The unparalleled efficacy of the free market is the kind of conservative shibboleth that rarely involves qualification or nuance; for the modern GOP, the competitiveness of the private sector is nearly sacrosanct. The private sector can do anything cheaper and more effectively than the federal government, they argue, because private employees, with their typically lower incomes and worse benefits, face economic incentives to succeed that federal employees, with their inflated salaries and cushy pensions, need not concern themselves with. But when the independent nonprofit organization Project on Government Oversight (POGO) investigated the issue, they found that privatizing government is actually far more expensive in practice than in theory. In fact, the average price paid to contractors is 83 percent higher than if the federal government had simply paid their own employees to do the same job.

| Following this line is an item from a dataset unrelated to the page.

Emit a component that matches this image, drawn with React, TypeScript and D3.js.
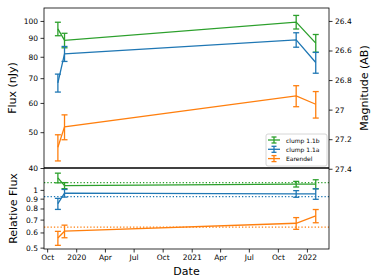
import React, { useEffect, useRef } from 'react';
import * as d3 from 'd3';

// observation epochs
const obsDates = ['2019-11-04', '2019-11-25', '2021-11-28', '2022-01-29'];

// flux in nJy
const clump11bFlux = [95.2, 88.6, 99.3, 87.1];
const clump11bErr = [4.0, 4.0, 4.2, 4.8];
const clump11aFlux = [68.0, 81.5, 88.9, 77.2];
const clump11aErr = [3.8, 3.8, 4.0, 5.0];
const earendelFlux = [45.5, 51.7, 62.7, 59.5];
const earendelErr = [3.7, 4.0, 4.1, 4.9];

// relative flux
const clump11bRel = [1.155, 1.053, 1.071, 1.071];
const clump11bRelErr = [0.067, 0.038, 0.036, 0.058];
const clump11aRel = [0.847, 0.961, 0.953, 0.953];
const clump11aRelErr = [0.056, 0.044, 0.038, 0.06];
const earendelRel = [0.561, 0.609, 0.67, 0.732];
const earendelRelErr = [0.047, 0.046, 0.047, 0.058];
const refLevels = [1.092, 0.923, 0.639];

const seriesNames = ['clump 1.1b', 'clump 1.1a', 'Earendel'];
const seriesColors = ['#2ca02c', '#1f77b4', '#ff7f0e'];

const fluxTicks = [40, 50, 60, 70, 80, 90, 100];
const magTicks = [26.4, 26.6, 26.8, 27, 27.2, 27.4];
const relTicks = [0.5, 0.6, 0.7, 0.8, 0.9, 1];

const FONT = 'DejaVu Sans, sans-serif';

const App: React.FC = () => {
  const ref = useRef<SVGSVGElement | null>(null);

  useEffect(() => {
    const svg = d3.select(ref.current);
    svg.selectAll('*').remove();

    const left = 44;
    const right = 329;
    const top = 8;
    const mid = 168;
    const bottom = 249;

    const dates = obsDates.map(d => new Date(d + 'T00:00:00Z'));
    const x = d3.scaleUtc()
      .domain([new Date('2019-09-21T00:00:00Z'), new Date('2022-03-12T00:00:00Z')])
      .range([left, right]);

    const yFlux = d3.scaleLog().domain([40, 108.4]).range([mid, top]);
    const mag = (f: number) => 31.4 - 2.5 * Math.log10(f);
    const yMag = d3.scaleLinear().domain([mag(40), mag(108.4)]).range([mid, top]);
    const yRel = d3.scaleLog().domain([0.492, 1.3]).range([bottom, mid]);

    const fluxSeries = [
      { v: clump11bFlux, e: clump11bErr },
      { v: clump11aFlux, e: clump11aErr },
      { v: earendelFlux, e: earendelErr },
    ];
    const relSeries = [
      { v: clump11bRel, e: clump11bRelErr },
      { v: clump11aRel, e: clump11aRelErr },
      { v: earendelRel, e: earendelRelErr },
    ];

    const drawPanel = (series: { v: number[]; e: number[] }[], y: d3.ScaleLogarithmic<number, number>) => {
      series.forEach((s, i) => {
        const color = seriesColors[i];
        const g = svg.append('g');
        const line = d3.line<number>()
          .x((_, j) => x(dates[j]))
          .y(d => y(d));
        g.append('path')
          .datum(s.v)
          .attr('fill', 'none')
          .attr('stroke', color)
          .attr('stroke-width', 1.3)
          .attr('d', line);
        s.v.forEach((v, j) => {
          const cx = x(dates[j]);
          const y0 = y(v - s.e[j]);
          const y1 = y(v + s.e[j]);
          g.append('line').attr('x1', cx).attr('x2', cx).attr('y1', y0).attr('y2', y1)
            .attr('stroke', color).attr('stroke-width', 1.3);
          [y0, y1].forEach(yy => {
            g.append('line').attr('x1', cx - 3).attr('x2', cx + 3).attr('y1', yy).attr('y2', yy)
              .attr('stroke', color).attr('stroke-width', 1.3);
          });
        });
      });
    };

    // top panel
    drawPanel(fluxSeries, yFlux);

    // bottom panel reference levels
    refLevels.forEach((r, i) => {
      svg.append('line')
        .attr('x1', left).attr('x2', right)
        .attr('y1', yRel(r)).attr('y2', yRel(r))
        .attr('stroke', seriesColors[i])
        .attr('stroke-width', 1.3)
        .attr('stroke-dasharray', '1.3,2');
    });
    drawPanel(relSeries, yRel);

    // frames
    svg.append('rect').attr('x', left).attr('y', top).attr('width', right - left).attr('height', bottom - top)
      .attr('fill', 'none').attr('stroke', '#000').attr('stroke-width', 0.8);
    svg.append('line').attr('x1', left).attr('x2', right).attr('y1', mid).attr('y2', mid)
      .attr('stroke', '#000').attr('stroke-width', 1.5);

    const styleAxis = (g: d3.Selection<SVGGElement, unknown, null, undefined>) => {
      g.select('.domain').remove();
      g.selectAll('.tick line').attr('stroke', '#000').attr('stroke-width', 0.8);
      g.selectAll('.tick text').attr('font-family', FONT).attr('font-size', 7.5).attr('fill', '#000');
    };

    svg.append('g')
      .attr('transform', `translate(${left},0)`)
      .call(d3.axisLeft(yFlux).tickValues(fluxTicks).tickFormat(d => String(d)).tickSize(3.5).tickPadding(2.5))
      .call(styleAxis);

    svg.append('g')
      .attr('transform', `translate(${right},0)`)
      .call(d3.axisRight(yMag).tickValues(magTicks).tickFormat(d => String(d)).tickSize(3.5).tickPadding(2.5))
      .call(styleAxis);

    svg.append('g')
      .attr('transform', `translate(${left},0)`)
      .call(d3.axisLeft(yRel).tickValues(relTicks).tickFormat(d => String(d)).tickSize(3.5).tickPadding(2.5))
      .call(styleAxis);

    const fmt = (d: Date) => (d.getUTCMonth() === 0 ? d3.utcFormat('%Y')(d) : d3.utcFormat('%b')(d));
    svg.append('g')
      .attr('transform', `translate(0,${bottom})`)
      .call(d3.axisBottom(x).ticks(d3.utcMonth.every(3)).tickFormat(d => fmt(d as Date)).tickSize(3.5).tickPadding(2.5))
      .call(styleAxis);

    // axis titles
    const label = (txt: string, lx: number, ly: number, rot: number) => {
      svg.append('text')
        .attr('transform', `translate(${lx},${ly}) rotate(${rot})`)
        .attr('text-anchor', 'middle')
        .attr('dominant-baseline', 'central')
        .attr('font-family', FONT)
        .attr('font-size', 11)
        .text(txt);
    };
    label('Flux (nJy)', 12.5, 88, -90);
    label('Relative Flux', 13, 208.5, -90);
    label('Magnitude (AB)', 364, 88, -90);
    label('Date', (left + right) / 2, 271, 0);

    // legend
    const lg = svg.append('g').attr('transform', 'translate(266,134)');
    lg.append('rect').attr('width', 61).attr('height', 32).attr('rx', 2)
      .attr('fill', '#fff').attr('fill-opacity', 0.8).attr('stroke', '#ccc').attr('stroke-width', 0.8);
    seriesNames.forEach((name, i) => {
      const ly = 6 + i * 9.3;
      const c = seriesColors[i];
      lg.append('line').attr('x1', 2).attr('x2', 14).attr('y1', ly).attr('y2', ly).attr('stroke', c).attr('stroke-width', 1.3);
      lg.append('line').attr('x1', 8).attr('x2', 8).attr('y1', ly - 3).attr('y2', ly + 3).attr('stroke', c).attr('stroke-width', 1.3);
      [ly - 3, ly + 3].forEach(yy => {
        lg.append('line').attr('x1', 5.5).attr('x2', 10.5).attr('y1', yy).attr('y2', yy).attr('stroke', c).attr('stroke-width', 1.3);
      });
      lg.append('text').attr('x', 20).attr('y', ly).attr('dominant-baseline', 'central')
        .attr('font-family', FONT).attr('font-size', 6).attr('fill', '#000').text(name);
    });
  }, []);

  return (
    <svg ref={ref} width={374} height={280}
      style={{ position: 'absolute', left: 0, top: 0, background: '#fff' }} />
  );
};

export default App;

Instead of focusing on the public-private pay differential, POGO examined the actual cost of the contracts auctioned to private businesses compared to the estimated cost of the same job being done in-house by public employees. After looking at 550 contracts across 35 different sectors and agencies, they found that in 94 percent of cases, the average billing rate of the contractors was nearly double what the government would have paid to do the job itself.

Percent us govt overpays contractors

The most egregious example of waste was the money spent on Claims Assistance and Examining, which involves the “examining, reviewing, developing, adjusting, reconsidering, or recommending authorization of claims by or against the federal government.” What should have cost the federal government $57,292 per year for a public sector employee (including benefits), or $75,637 for a fully compensated private sector employee, actually cost an average contractor billing rate of $276,598—nearly five times the in-house rate and 3.66 times the price of an outsourced private employee.

The authors of the report conclude,

The current debate over pay differentials largely relies on the theory that the government pays private sector compensation rates when it outsources services. This report proves otherwise: in fact, it shows that the government actually pays service contractors at rates far exceeding the cost of employing federal employees to perform comparable functions.

This is a serious failure of cost analysis and a major drain on the federal budget. Nearly a quarter of all discretionary spending now goes to service contractors. If, as POGO estiamtes, contractors cost the United States government an average 1.83 times more than if public sector employees had done comparable work, then many billions of taxpayers' dollars are being wasted each year. According to the Washington Post, the number of federal contractors grew from an estimated 4.4 million in 1999 to over 7.5 million in 2005; that number is undoubtably even higher today. With over $320 billion spent on service contracts in 2010, it is high time we significantly reevaluate those outsourcing policies and start paying closer attention to the true cost of privatizing government.